On Fri, May 27, 2016 at 06:58:39PM -0700, Clark Dunson wrote:
We have moved from breadboard to protoboard, and with many orders booked, I daresay that we have moved from experimenting to committed. Our application samples mostly channels of scientific data, but one of audio. Ergo we will have an ongoing interest in the wm5102 and its DSP capabilities. The more processing that we can do on the codec, the better.
There are some hoops to jump through to get access to the necessary compilers etc. for the DSP, although again Joao who I CCed on your other email would be a good place to start the process of getting access to that.
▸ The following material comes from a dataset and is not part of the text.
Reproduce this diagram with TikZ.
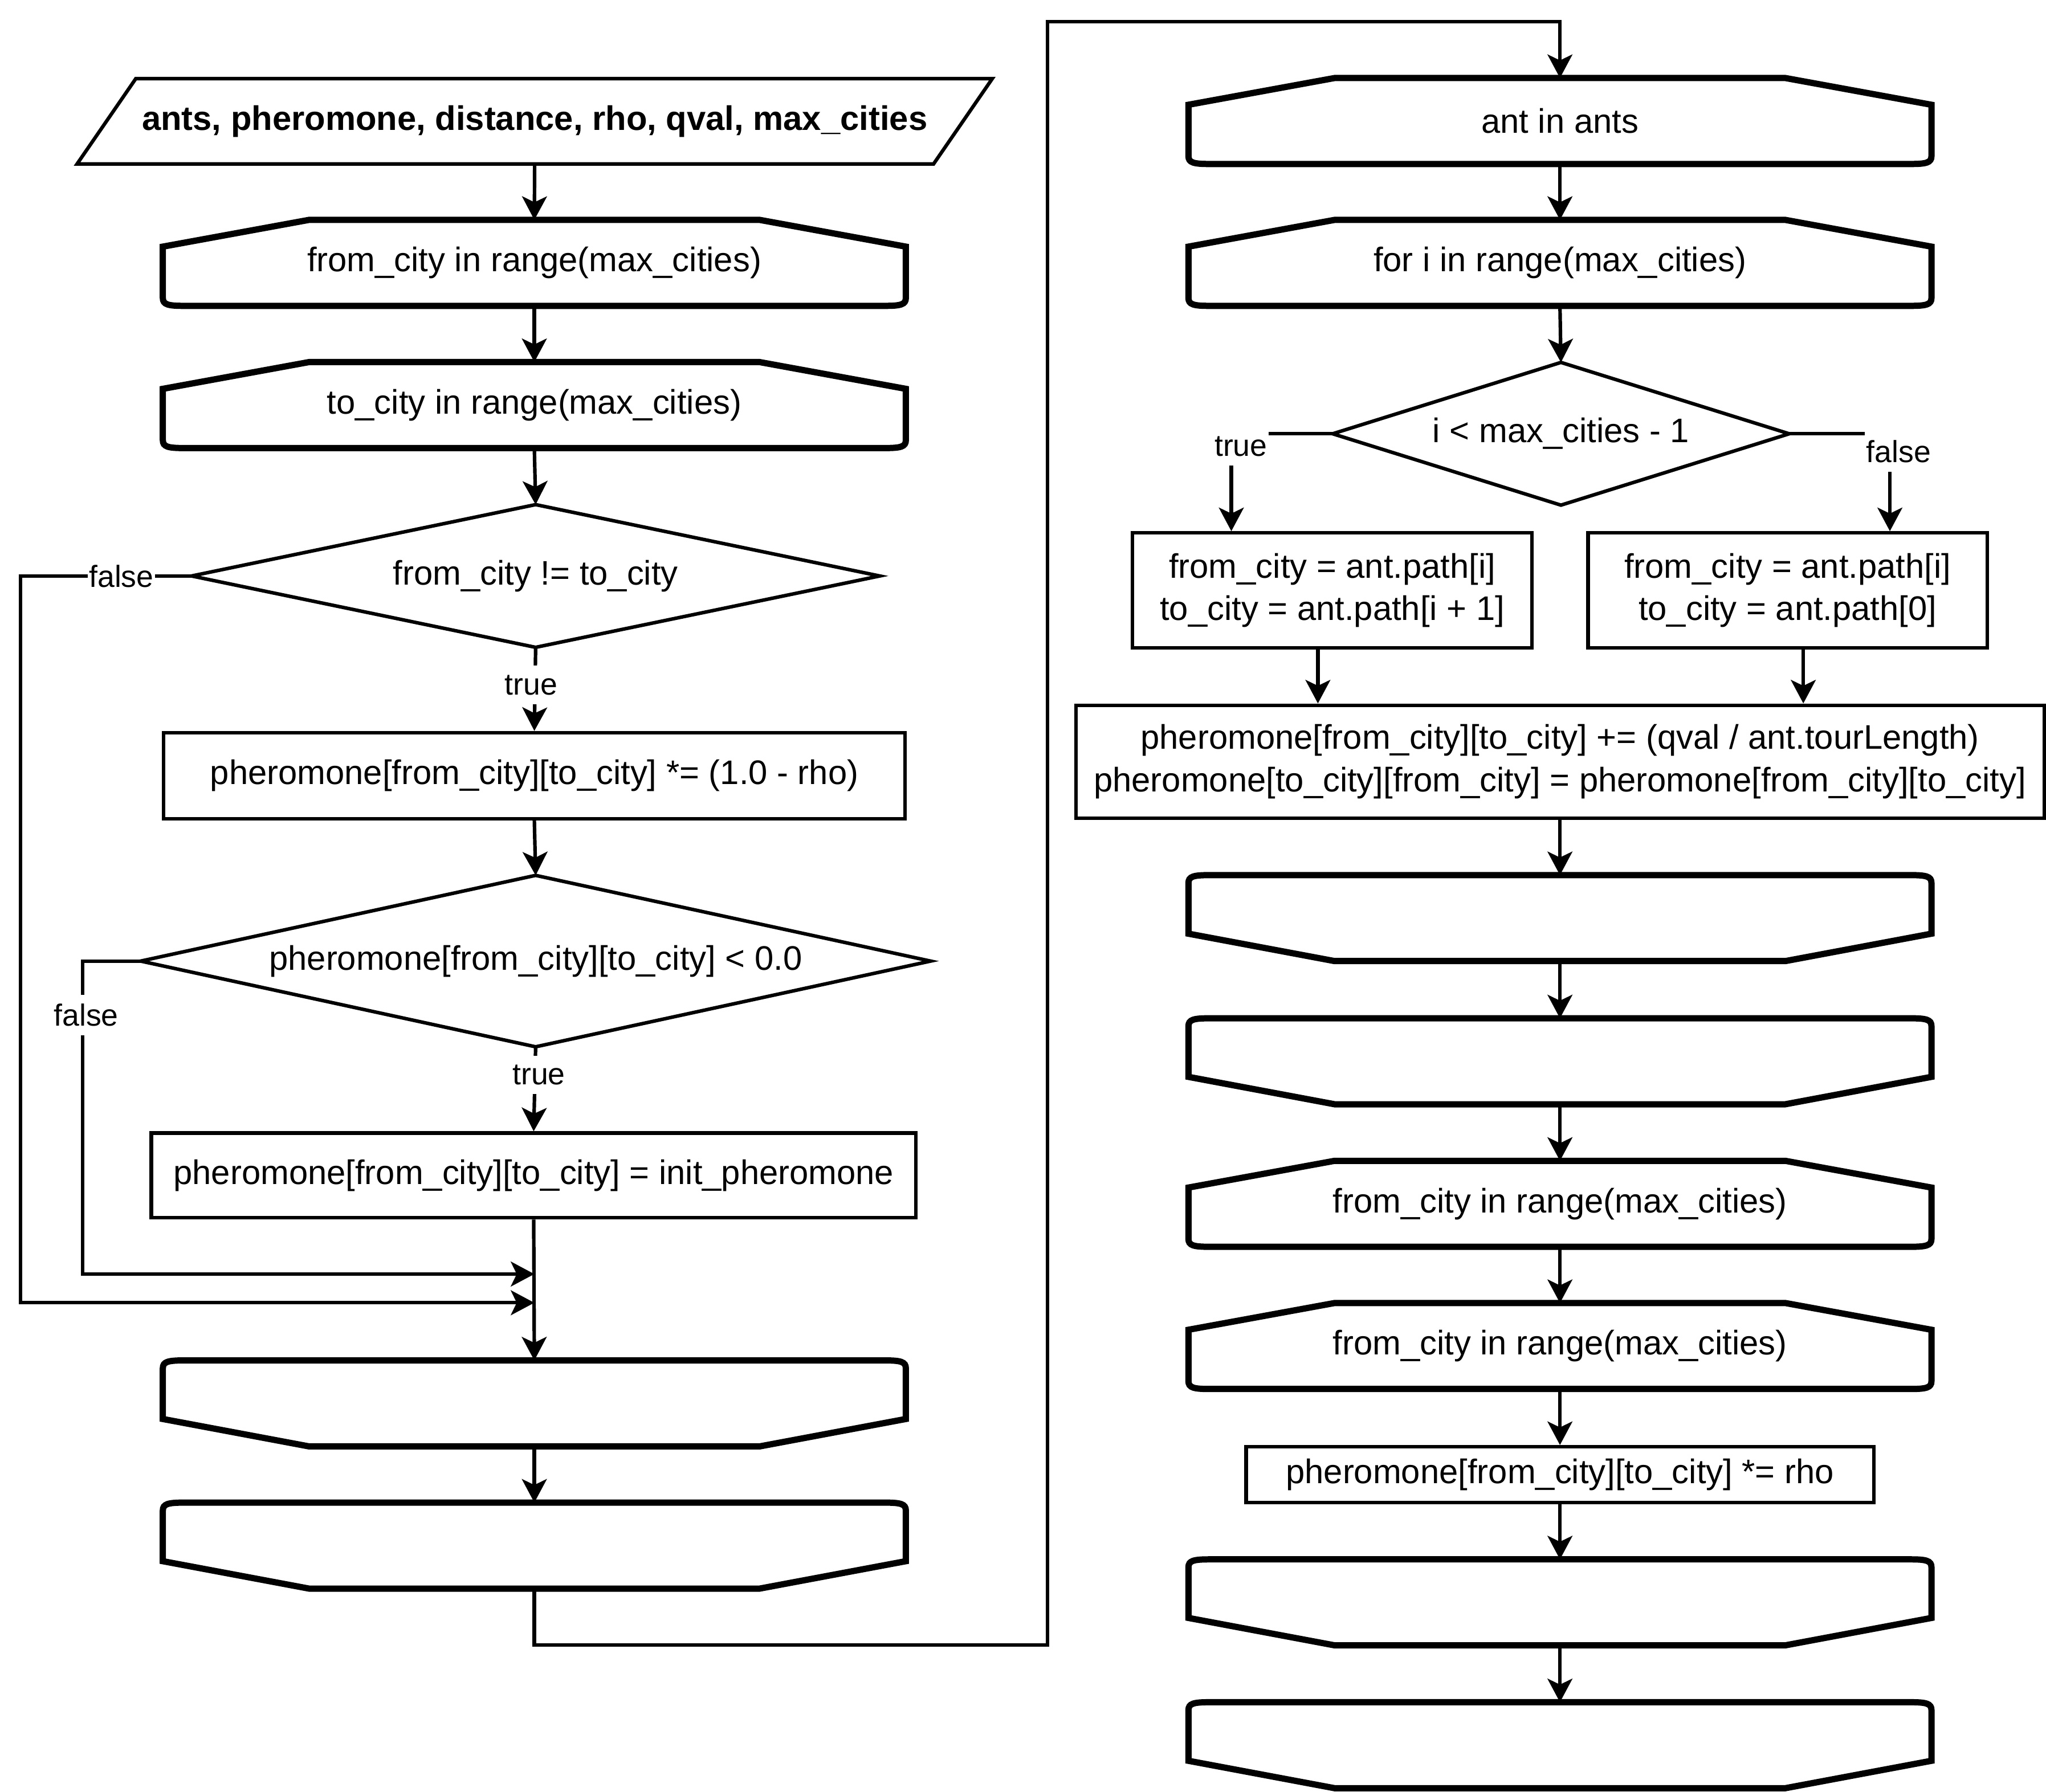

We are pursuing Master mode at the moment, where the McAsp on the BBB supplies 24.576 MHz to wm5102 on MCLK1, and then BCLK and WCLK are generated by wm5102. We sample at 8x48k, and are driving AIF1 with dspB format. Also, we have need to send out a calibration signal ~daily, via SPKOUTL.
All sounds fine.
So far we have simply added our stuff at the end of the arizona-core.c probe, but would like to do it in a more up-streamable way. In looking at the samsung/bells.c driver (thank you again Charles), we realized that anything past basic configurations will be difficult with the device tree alone. The regmap stuff is a nice form of API, easy to deal with.
Yeah please avoid doing this, the driver should support all the features you require from the sound of things. There should be no need to hard code register writes.
What sort of things are you setting up with these register writes? Lets see if I can point you in the direction of the correct place to put some of those.
We had to simply disinvite extcon-arizona from the party though. On both the WM5102-6271-CS137-M-SCH-REV2.03 and our protoboard, JACKDET is an IRQ gone wild. On the Wolfson board, inserting my headphones into the jack shut it up. But on our protoboard, where we left that pin unconnected, we found that the probe of extcon-arizona hard enables JACKDET.
I am surprised you are seeing issues on one of our boards, they are all fairly well tested here. I would quite like to see a kernel log on that one if I can?
Apart from that, this all seems reasonable, the extcon driver exists to control the jack detection. If that is not wired up on your system then not building in this part of the system seems the correct response.